Problem statement:
Extract only the lines from the start of the entries below to the line with "y_ticks = [0, 2000, 4000, 6000, 8000, 10000, 12000, 14000]", inclusive; omit every picture.

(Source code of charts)

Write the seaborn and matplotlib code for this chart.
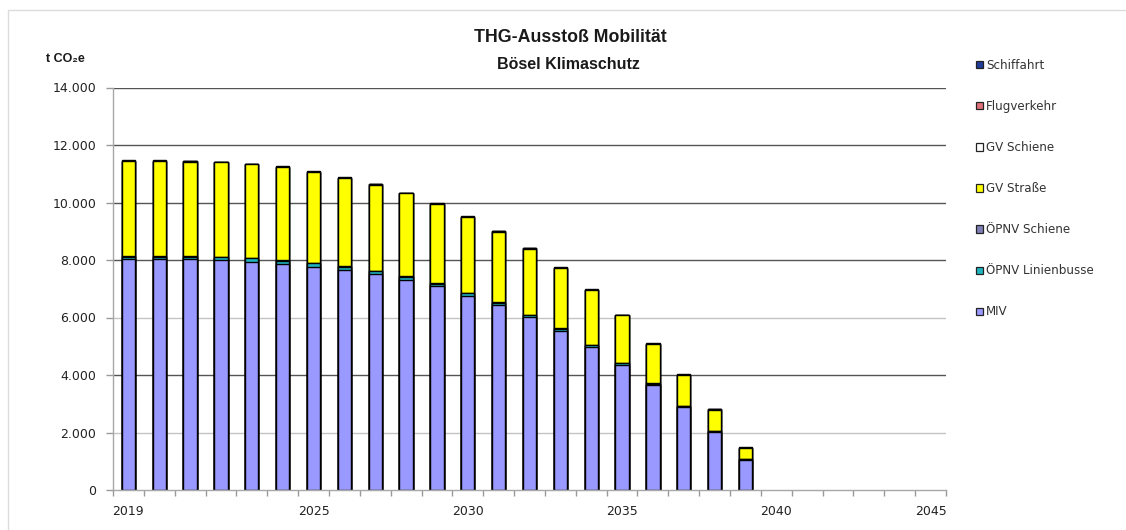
import numpy as np
import pandas as pd
import matplotlib
matplotlib.use("Agg")
import matplotlib.pyplot as plt
from matplotlib.patches import Patch, Rectangle
from matplotlib.ticker import FuncFormatter, FixedLocator
import seaborn as sns

# Category axis runs to 2045, emissions data until 2039
axis_years = [str(y) for y in range(2019, 2046)]
years = [str(y) for y in range(2019, 2040)]
shown_year_labels = ["2019", "2025", "2030", "2035", "2040", "2045"]

# Emissions per sector in t CO2e
miv = [8020, 8020, 8020, 7990, 7945, 7850, 7770, 7645, 7515, 7320, 7080,
       6760, 6435, 6005, 5540, 4975, 4350, 3640, 2875, 2015, 1045]
oepnv_linienbusse = [100, 100, 100, 105, 110, 120, 125, 125, 95, 95, 90,
                     90, 85, 80, 75, 65, 55, 55, 45, 40, 35]
oepnv_schiene = [15, 15, 15, 15, 15, 15, 15, 15, 15, 15, 15,
                 15, 15, 15, 15, 12, 10, 10, 8, 6, 4]
gv_strasse = [3305, 3305, 3285, 3285, 3255, 3240, 3150, 3070, 3000, 2885, 2760,
              2635, 2455, 2300, 2095, 1900, 1655, 1365, 1060, 730, 370]
gv_schiene = [10, 10, 10, 10, 10, 10, 10, 10, 10, 10, 10,
              10, 10, 10, 10, 10, 10, 10, 10, 10, 10]
flugverkehr = [0, 0, 0, 0, 0, 0, 0, 0, 0, 0, 0,
               0, 0, 0, 0, 0, 0, 0, 0, 0, 0]
schiffahrt = [20, 20, 20, 20, 20, 20, 20, 20, 20, 20, 20,
              20, 20, 20, 20, 20, 20, 20, 20, 20, 20]

series_names = ["MIV", "ÖPNV Linienbusse", "ÖPNV Schiene", "GV Straße",
                "GV Schiene", "Flugverkehr", "Schiffahrt"]
series_values = [miv, oepnv_linienbusse, oepnv_schiene, gv_strasse,
                 gv_schiene, flugverkehr, schiffahrt]
series_colors = ["#9999FF", "#1FB5C0", "#7F7FB5", "#FFFF00",
                 "#FFFFFF", "#E0707A", "#1F3C99"]
y_ticks = [0, 2000, 4000, 6000, 8000, 10000, 12000, 14000]

sns.set_theme(style="white")
plt.rcParams["font.family"] = ["DejaVu Sans"]

W, H = 1126, 530
fig = plt.figure(figsize=(W / 100, H / 100), dpi=100)
fig.patch.set_facecolor("white")

# light frame around the chart area
fig.patches.append(Rectangle((8 / W, -0.5), 1.5, 1.5 - 10 / H,
                             transform=fig.transFigure, fill=False,
                             edgecolor="#dcdcdc", linewidth=1.0, zorder=0))

ax_left, ax_right, ax_top, ax_bottom = 113, 946, 87.5, 490
ax = fig.add_axes([ax_left / W, (H - ax_bottom) / H,
                   (ax_right - ax_left) / W, (ax_bottom - ax_top) / H])
ax.set_facecolor("white")

df = pd.DataFrame({"Jahr": years})
for name, vals in zip(series_names, series_values):
    df[name] = vals

# stacked bars: draw cumulative totals from the top layer downwards
for i in range(len(series_names) - 1, -1, -1):
    layer = pd.DataFrame({"Jahr": years,
                          "Wert": df[series_names[:i + 1]].sum(axis=1)})
    sns.barplot(data=layer, x="Jahr", y="Wert", order=axis_years,
                color=series_colors[i], saturation=1, edgecolor="black",
                linewidth=1.0, width=0.43, errorbar=None, ax=ax, zorder=3)

# horizontal gridlines
grid_colors = {2000: "#c4c4c4", 4000: "#555555", 6000: "#c4c4c4",
               8000: "#555555", 10000: "#555555", 12000: "#555555",
               14000: "#555555"}
for yv, gc in grid_colors.items():
    ax.axhline(yv, color=gc, linewidth=1.0, zorder=1)

ax.set_ylim(0, 14000)
ax.set_xlim(-0.5, len(axis_years) - 0.5)
ax.set_yticks(y_ticks)
ax.yaxis.set_major_formatter(FuncFormatter(lambda v, p: f"{int(v):,}".replace(",", ".")))

ax.set_xticks(range(len(axis_years)))
ax.set_xticklabels([y if y in shown_year_labels else "" for y in axis_years])
ax.xaxis.set_minor_locator(FixedLocator(np.arange(-0.5, len(axis_years), 1.0)))

ax.set_xlabel("")
ax.set_ylabel("")
ax.tick_params(axis="x", which="major", length=0, pad=11, labelsize=9,
               labelcolor="#222222")
ax.tick_params(axis="x", which="minor", length=4, width=1, color="#999999",
               direction="out", bottom=True)
ax.tick_params(axis="y", which="major", length=5, width=1, color="#999999",
               direction="out", left=True, pad=7, labelsize=9,
               labelcolor="#222222")

for side in ["top", "right"]:
    ax.spines[side].set_visible(False)
for side in ["left", "bottom"]:
    ax.spines[side].set_color("#a8a8a8")
    ax.spines[side].set_linewidth(1.0)
    ax.spines[side].set_zorder(4)

title_font = ["Liberation Sans", "DejaVu Sans"]
fig.text(570 / W, 1 - 37.5 / H, "THG-Ausstoß Mobilität", ha="center",
         va="center", fontsize=12.8, fontweight="bold", family=title_font,
         color="#1a1a1a")
fig.text(568 / W, 1 - 64.5 / H, "Bösel Klimaschutz", ha="center",
         va="center", fontsize=11.5, fontweight="bold", family=title_font,
         color="#1a1a1a")
fig.text(46 / W, 1 - 59 / H, "t CO₂e", ha="left", va="center",
         fontsize=9, fontweight="bold", family=title_font, color="#1a1a1a")

handles = [Patch(facecolor=c, edgecolor="#222222", linewidth=0.9)
           for c in series_colors[::-1]]
fig.legend(handles, series_names[::-1], loc="upper left",
           bbox_to_anchor=(976 / W, 1 - 59 / H), frameon=False, fontsize=8.6,
           handlelength=0.55, handleheight=0.55, handletextpad=0.3,
           labelspacing=2.35, borderpad=0, borderaxespad=0,
           labelcolor="#333333")

fig.savefig("out.png", dpi=100, facecolor="white")
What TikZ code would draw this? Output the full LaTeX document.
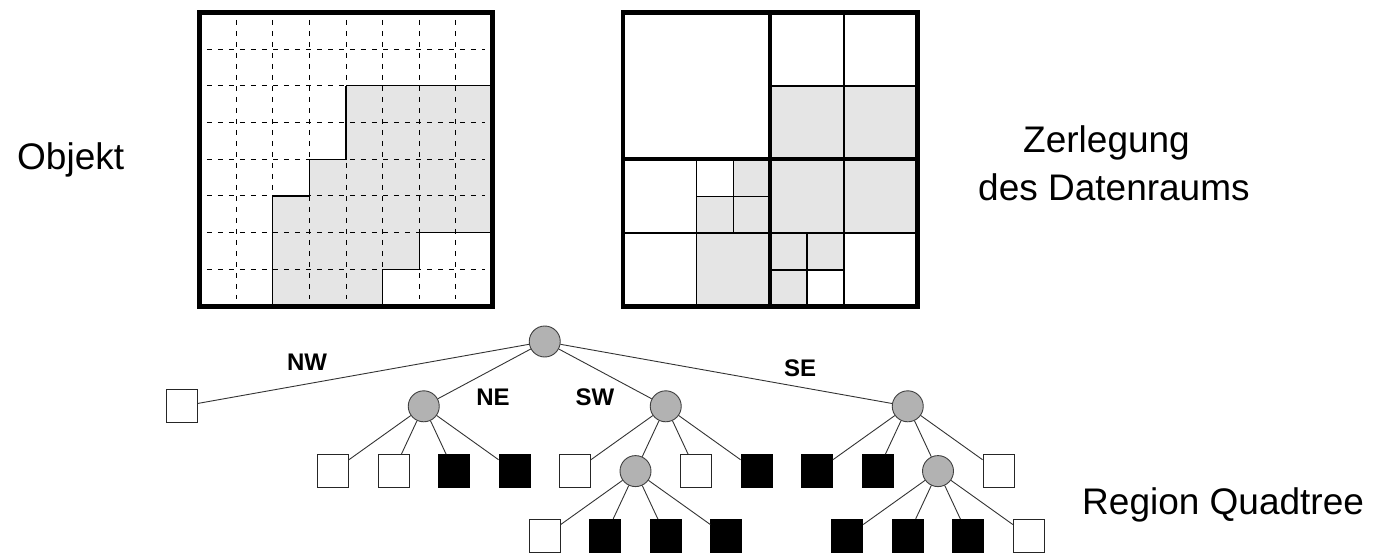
\documentclass[tikz,border=0pt]{standalone}
\usepackage{fontspec}
\setmainfont{Liberation Sans}
\begin{document}
\begin{tikzpicture}[x=1pt,y=-1pt,
  qnode/.style={circle,fill=gray!60,draw=black!75,line width=0.9pt,minimum size=31pt,inner sep=0pt},
  wleaf/.style={rectangle,draw=black!85,fill=white,line width=0.9pt,minimum width=31pt,minimum height=33pt,inner sep=0pt},
  bleaf/.style={wleaf,fill=black,draw=black},
  edge/.style={draw=black!80,line width=0.9pt},
  lbl/.style={font=\bfseries\fontsize{24}{28}\selectfont,inner sep=0pt},
  big/.style={font=\fontsize{37}{44}\selectfont,inner sep=0pt},
  cellfill/.style={fill=black!10},
  gridline/.style={line width=1pt,dash pattern=on 5pt off 6pt},
  thinline/.style={line width=1.6pt},
  midline/.style={line width=4pt},
  frameline/.style={line width=4.8pt}]
\useasboundingbox (0,0) rectangle (1378,553);

% ---------- left grid (Objekt) ----------
\begin{scope}[shift={(199.5pt,-12.5pt)},x=36.625pt,y=-36.7pt]
  \fill[cellfill] (4,2) -- (8,2) -- (8,6) -- (6,6) -- (6,7) -- (5,7) -- (5,8) -- (2,8) -- (2,5) -- (3,5) -- (3,4) -- (4,4) -- cycle;
  \foreach \i in {1,...,7} {
    \draw[gridline] (\i,0.2) -- (\i,7.8);
    \draw[gridline] (0.2,\i) -- (7.8,\i);
  }
  \draw[line width=1.2pt] (4,2) -- (8,2);
  \draw[line width=1.2pt] (8,6) -- (6,6) -- (6,7) -- (5,7) -- (5,8);
  \draw[line width=1.2pt] (2,8) -- (2,5) -- (3,5) -- (3,4) -- (4,4) -- (4,2);
  \draw[frameline] (0,0) rectangle (8,8);
\end{scope}

% ---------- right grid (Zerlegung) ----------
\begin{scope}[shift={(623pt,-12.3pt)},x=36.8pt,y=-36.8pt]
  \fill[cellfill] (4,2) rectangle (8,4);
  \fill[cellfill] (3,4) rectangle (4,5);
  \fill[cellfill] (2,5) rectangle (4,6);
  \fill[cellfill] (2,6) rectangle (4,8);
  \fill[cellfill] (4,4) rectangle (8,6);
  \fill[cellfill] (4,6) rectangle (6,7);
  \fill[cellfill] (4,7) rectangle (5,8);
  \draw[thinline] (2,4) -- (2,8) (6,0) -- (6,8) (4,2) -- (8,2) (0,6) -- (8,6);
  \draw[line width=1.4pt] (3,4) -- (3,6) (2,5) -- (4,5) (5,6) -- (5,8) (4,7) -- (6,7);
  \draw[midline] (4,0) -- (4,8) (0,4) -- (8,4);
  \draw[frameline] (0,0) rectangle (8,8);
\end{scope}

% ---------- texts ----------
\node[big,anchor=base west] (objekt) at (17,170) {Objekt};
\node[big,anchor=base west] (zer) at (1023,153) {Zerlegung};
\node[big,anchor=base west] (des) at (978,201) {des Datenraums};
\node[big,anchor=base west] (rq) at (1082,514) {Region Quadtree};

% ---------- tree ----------
\node[qnode] (root) at (544.75,341.5) {};
\node[wleaf] (nw) at (181.75,406.3) {};
\node[qnode] (ne) at (423.75,406.3) {};
\node[qnode] (sw) at (665.75,406.3) {};
\node[qnode] (se) at (907.75,406.3) {};

\node[wleaf] (ne1) at (333,471.1) {};
\node[wleaf] (ne2) at (393.5,471.1) {};
\node[bleaf] (ne3) at (454,471.1) {};
\node[bleaf] (ne4) at (514.5,471.1) {};

\node[wleaf] (sw1) at (575,471.1) {};
\node[qnode] (sw2) at (635.5,471.1) {};
\node[wleaf] (sw3) at (696,471.1) {};
\node[bleaf] (sw4) at (756.5,471.1) {};

\node[bleaf] (se1) at (817,471.1) {};
\node[bleaf] (se2) at (877.5,471.1) {};
\node[qnode] (se3) at (938,471.1) {};
\node[wleaf] (se4) at (998.5,471.1) {};

\node[wleaf] (swa) at (544.75,535.9) {};
\node[bleaf] (swb) at (605.25,535.9) {};
\node[bleaf] (swc) at (665.75,535.9) {};
\node[bleaf] (swd) at (726.25,535.9) {};

\node[bleaf] (sea) at (847.25,535.9) {};
\node[bleaf] (seb) at (907.75,535.9) {};
\node[bleaf] (sec) at (968.25,535.9) {};
\node[wleaf] (sed) at (1028.75,535.9) {};

\foreach \c in {nw,ne,sw,se} \draw[edge] (root) -- (\c);
\foreach \c in {ne1,ne2,ne3,ne4} \draw[edge] (ne) -- (\c);
\foreach \c in {sw1,sw2,sw3,sw4} \draw[edge] (sw) -- (\c);
\foreach \c in {se1,se2,se3,se4} \draw[edge] (se) -- (\c);
\foreach \c in {swa,swb,swc,swd} \draw[edge] (sw2) -- (\c);
\foreach \c in {sea,seb,sec,sed} \draw[edge] (se3) -- (\c);

\node[lbl] (lnw) at (307,362) {NW};
\node[lbl] (lne) at (493,397) {NE};
\node[lbl] (lsw) at (595,397) {SW};
\node[lbl] (lse) at (800,368) {SE};
\end{tikzpicture}
\end{document}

Answer to the exercise:
Write the seaborn and matplotlib code for this chart.
import numpy as np
import pandas as pd
import matplotlib
matplotlib.use("Agg")
import matplotlib.pyplot as plt
from matplotlib.patches import Patch, Rectangle
from matplotlib.ticker import FuncFormatter, FixedLocator
import seaborn as sns

# Category axis runs to 2045, emissions data until 2039
axis_years = [str(y) for y in range(2019, 2046)]
years = [str(y) for y in range(2019, 2040)]
shown_year_labels = ["2019", "2025", "2030", "2035", "2040", "2045"]

# Emissions per sector in t CO2e
miv = [8020, 8020, 8020, 7990, 7945, 7850, 7770, 7645, 7515, 7320, 7080,
       6760, 6435, 6005, 5540, 4975, 4350, 3640, 2875, 2015, 1045]
oepnv_linienbusse = [100, 100, 100, 105, 110, 120, 125, 125, 95, 95, 90,
                     90, 85, 80, 75, 65, 55, 55, 45, 40, 35]
oepnv_schiene = [15, 15, 15, 15, 15, 15, 15, 15, 15, 15, 15,
                 15, 15, 15, 15, 12, 10, 10, 8, 6, 4]
gv_strasse = [3305, 3305, 3285, 3285, 3255, 3240, 3150, 3070, 3000, 2885, 2760,
              2635, 2455, 2300, 2095, 1900, 1655, 1365, 1060, 730, 370]
gv_schiene = [10, 10, 10, 10, 10, 10, 10, 10, 10, 10, 10,
              10, 10, 10, 10, 10, 10, 10, 10, 10, 10]
flugverkehr = [0, 0, 0, 0, 0, 0, 0, 0, 0, 0, 0,
               0, 0, 0, 0, 0, 0, 0, 0, 0, 0]
schiffahrt = [20, 20, 20, 20, 20, 20, 20, 20, 20, 20, 20,
              20, 20, 20, 20, 20, 20, 20, 20, 20, 20]

series_names = ["MIV", "ÖPNV Linienbusse", "ÖPNV Schiene", "GV Straße",
                "GV Schiene", "Flugverkehr", "Schiffahrt"]
series_values = [miv, oepnv_linienbusse, oepnv_schiene, gv_strasse,
                 gv_schiene, flugverkehr, schiffahrt]
series_colors = ["#9999FF", "#1FB5C0", "#7F7FB5", "#FFFF00",
                 "#FFFFFF", "#E0707A", "#1F3C99"]
y_ticks = [0, 2000, 4000, 6000, 8000, 10000, 12000, 14000]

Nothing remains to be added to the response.